The Australian Energy Regulator today issued its first report on the state of Australia's energy market.
The report provides a comprehensive factual overview of Australia's electricity and gas industries and aims to present a big picture perspective on energy market activity.
AER Chairman, Mr Steve Edwell, said the report comes at a challenging time for the energy market, which has recently undergone extensive ownership changes and legislative reform that is shifting regulation to a national framework.
"Investment in energy transportation networks has grown strongly in this environment. Annual investment is running at around $700 million in high voltage electricity transmission networks and $3 billion in the local distribution networks that move electricity to customers.
"Overall, real investment will rise by around 40 per cent in the five years to 2007–08, driven largely by transmission expansions and upgrades.
"There has also been significant investment in gas," Mr Edwell said. "Development expenditure in the petroleum industry increased four fold from 2002 to 2006. Coal seam methane has emerged as a significant new source of gas and is increasing competition in the production sector. It already meets more than 60 per cent of Queensland's total gas demand and is growing rapidly."
Mr Edwell said Australia's natural gas transmission pipeline network has almost trebled in length since the 1990s.
"Around $2.5 billion has been invested in new gas transmission pipelines and major expansions since 2000. Much of this is in long-haul pipelines that have introduced new supply sources and improved the security of gas supplies into south-eastern Australia."

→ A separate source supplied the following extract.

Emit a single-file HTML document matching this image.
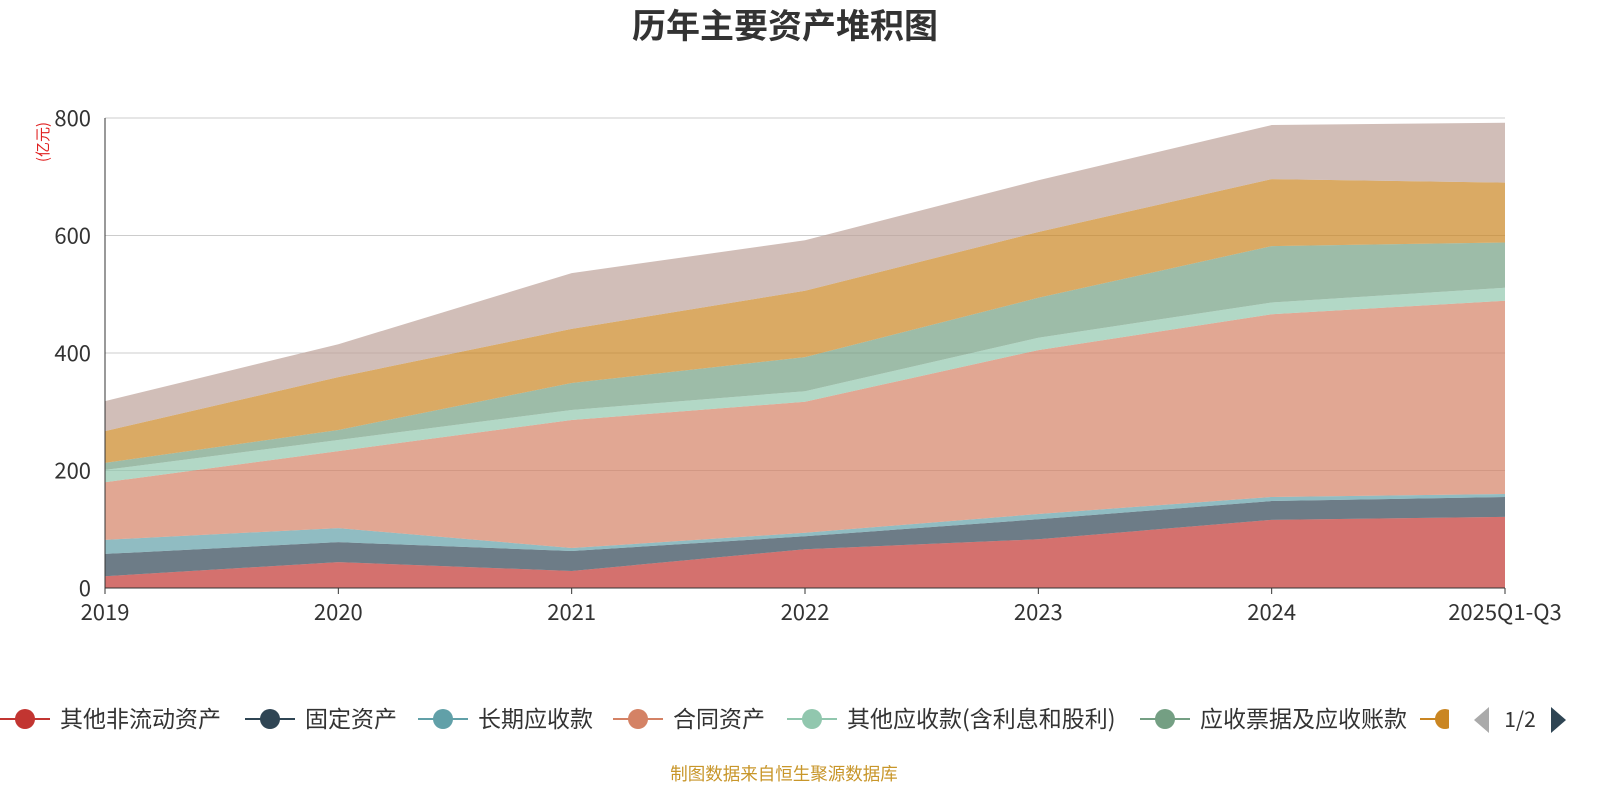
<!DOCTYPE html>
<html><head><meta charset="utf-8"><style>
body{margin:0;background:#fff;font-family:"Noto Sans CJK SC","Liberation Sans",sans-serif;}
svg{display:block;font-family:"Noto Sans CJK SC","Liberation Sans",sans-serif;}
</style></head><body>
<svg id="c" width="1600" height="800">
<text x="785" y="38" text-anchor="middle" font-size="34" font-weight="bold" fill="#333">历年主要资产堆积图</text>
<text transform="translate(48,142) rotate(-90)" text-anchor="middle" font-size="15" fill="#e02020">(亿元)</text>
<g id="grid"></g><g id="areas"></g><g id="axes"></g>
<g id="legend"></g>
<text x="784" y="780" text-anchor="middle" font-size="17.5" fill="#c8962a">制图数据来自恒生聚源数据库</text>
</svg>
<script>
const categories=["2019","2020","2021","2022","2023","2024","2025Q1-Q3"];
const seriesNames=["其他非流动资产","固定资产","长期应收款","合同资产","其他应收款(含利息和股利)","应收票据及应收账款","存货","货币资金"];
const s1=[20,44,29,66,83,116,121];
const s2=[38,34,34,22,34,32,34];
const s3=[24,24,5,6,9,7,5];
const s4=[98,131,218,223,279,311,329];
const s5=[21,19,17,18,21,20,22];
const s6=[12,17,46,58,68,96,77];
const s7=[54,90,92,113,112,114,102];
const s8=[51,56,95,86,88,92,102];
const yTicks=[0,200,400,600,800];
const colors=["#c23531","#2f4554","#61a0a8","#d48265","#91c7ae","#749f83","#ca8622","#bda29a"];
const series=[s1,s2,s3,s4,s5,s6,s7,s8];
const NS="http://www.w3.org/2000/svg";
const x0=105,x1=1505,y0=588,yTop=118,yMax=800;
const X=i=>x0+(x1-x0)*i/(categories.length-1);
const Y=v=>y0-(y0-yTop)*v/yMax;
function mk(t,a,p){const e=document.createElementNS(NS,t);for(const k in a)e.setAttribute(k,a[k]);p.appendChild(e);return e;}
const grid=document.getElementById('grid');
yTicks.forEach(v=>{
 const l=mk('line',{x1:x0,x2:x1,y1:Y(v),y2:Y(v),stroke:v?'#ccc':'#333','stroke-width':1},grid);
 
 
 const t=mk('text',{x:x0-14,y:Y(v)+8,'text-anchor':'end','font-size':22,fill:'#333'},grid);t.textContent=v;
 
 
});
const areas=document.getElementById('areas');
let base=categories.map(()=>0);
series.forEach((s,k)=>{
 const top=base.map((b,i)=>b+s[i]);
 let d='M'+top.map((v,i)=>X(i)+','+Y(v)).join('L');
 for(let i=categories.length-1;i>=0;i--)d+='L'+X(i)+','+Y(base[i]);
 const p=mk('path',{d:d+'Z',fill:colors[k],'fill-opacity':0.7,stroke:'none'},areas);
 
 
 base=top;
});
const ax=document.getElementById('axes');
mk('line',{x1:x0,x2:x0,y1:yTop,y2:y0,stroke:'#333'},ax);
mk('line',{x1:x0,x2:x1,y1:y0,y2:y0,stroke:'#333'},ax);
categories.forEach((c,i)=>{
 mk('line',{x1:X(i),x2:X(i),y1:y0,y2:y0+6,stroke:'#333'},ax);
 const t=mk('text',{x:X(i),y:y0+32,'text-anchor':'middle','font-size':22,fill:'#333'},ax);t.textContent=c;
 
 
});
const lg=document.getElementById('legend');
const lx=[25,270,443,638,812,1165,1445];
lx.forEach((cx,k)=>{
 const g=mk('g',{},lg);
 
 
 mk('line',{x1:cx-25,x2:cx+25,y1:719,y2:719,stroke:colors[k],'stroke-width':2},g);
 mk('circle',{cx:cx,cy:719,r:10,fill:colors[k]},g);
 if(k<6){const t=mk('text',{x:cx+35,y:727,'font-size':23,fill:'#333'},g);t.textContent=seriesNames[k];}
});
mk('rect',{x:1449,y:700,width:151,height:40,fill:'#fff'},lg);
const pl=mk('polygon',{points:'1489,707 1489,733 1474,720',fill:'#aaa'},lg);


const pt=mk('text',{x:1520,y:727,'text-anchor':'middle','font-size':21,fill:'#333'},lg);pt.textContent='1/2';


const pr=mk('polygon',{points:'1551,707 1551,733 1566,720',fill:'#2f4554'},lg);


</script>
</body></html>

"One emerging challenge is price pressure. The wholesale electricity market experienced record demand and tight supply in recent months, which together with some opportunistic bidding, has lead to record prices in June.
"Similarly, high international demand for liquefied natural gas (LNG) has put pressure on domestic gas prices. The forward markets suggest that price pressure may persist for some time. These outcomes present signals to the market that an investment response in new generation capacity is needed.
"Looking forward, there are also challenges for the market associated with the introduction of carbon trading arrangements," Mr Edwell said.
"One of the most interesting developments in the energy market has been a succession of ownership changes that has led to the emergence of a handful of key players. There is a trend towards greater specialisation.
"There are now three or four major network owners, and a different set of entities in generation and retail. There is also increasing ownership consolidation between the generators and retailers."
With the rapid evolution and growing complexity of energy markets, the AER believes there is a need for reliable and accessible data to assist stakeholders.
The State of the energy market report consolidates publicly available information from various sources into a single user-friendly publication.
The report consists of a survey of market activity in electricity and gas supported by essays that develop particular issues in more depth.
The report covers the energy supply chain from electricity generation and gas production through to energy retailing. There is also a section on contract market activity in electricity derivatives.
The report supplements the more technical reports the AER publishes on the National Electricity Market and is written for a wide audience including government, industry and the broader community.
The State of the energy market report will be available on the AER website A limited number of hard copies will also be available.
The Australian Energy Regulator, established in 2005, is Australia's independent national energy market regulator.
It monitors and enforces compliance with the national legislation governing the electricity and natural gas industries and is the economic regulator of the electricity transmission sector in eastern and southern Australia. Its regulatory responsibilities will soon extend to gas transmission, energy distribution and aspects of energy retail markets.
The AER also assists the Australian Competition and Consumer Commission on energy competition matters such as merger issues and energy authorisations.